# Maine Tree Creature video



## Johnny Thunder (Feb 24, 2006)

Yikes what is that?


----------



## ScareySuzie (Oct 17, 2006)

Probably just a bear, but weird!!!!


----------



## RoxyBlue (Oct 6, 2008)

He looks a lot like these guys:



















Porcupines, not Big Foot


----------



## Joiseygal (Sep 3, 2008)

Roxy I think you are right. It definitely looks like a porcupine.


----------



## Mr_Chicken (Nov 26, 2008)

I'm with Roxy, too


----------



## Johnny Thunder (Feb 24, 2006)

You guys are such killjoys! LOL.


----------



## corey872 (Jan 10, 2010)

Bizarre! It's a little weird how it just sets there. I haven't seen many things in the woods which just sit and stare for extended periods of time. Wonder if it ever started climbing or moving around in the tree?


----------



## Mr_Chicken (Nov 26, 2008)

Johnny Thunder said:


> You guys are such killjoys!
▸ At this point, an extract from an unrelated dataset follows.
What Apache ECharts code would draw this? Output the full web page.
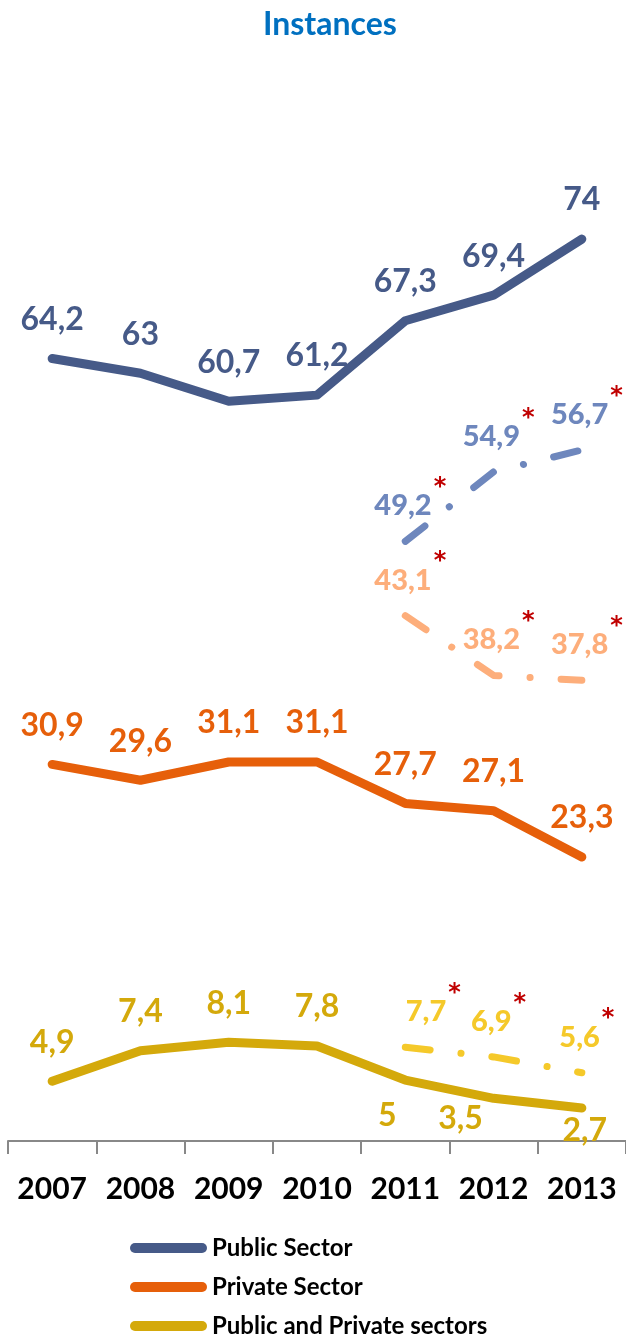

LOL.


...I mean...it's obviously a _radioactive mutant_ porcupine (from space)!


----------



## Zurgh (Dec 21, 2009)

I think it's a lost Florida skunk ape, the 2nd most delicious cryptid.


----------



## RoxyBlue (Oct 6, 2008)

Mr_Chicken said:


> ...I mean...it's obviously a _radioactive mutant_ porcupine (from space)!


Yes, you're correct, how absent-minded of me to forget to include that information:googly:


----------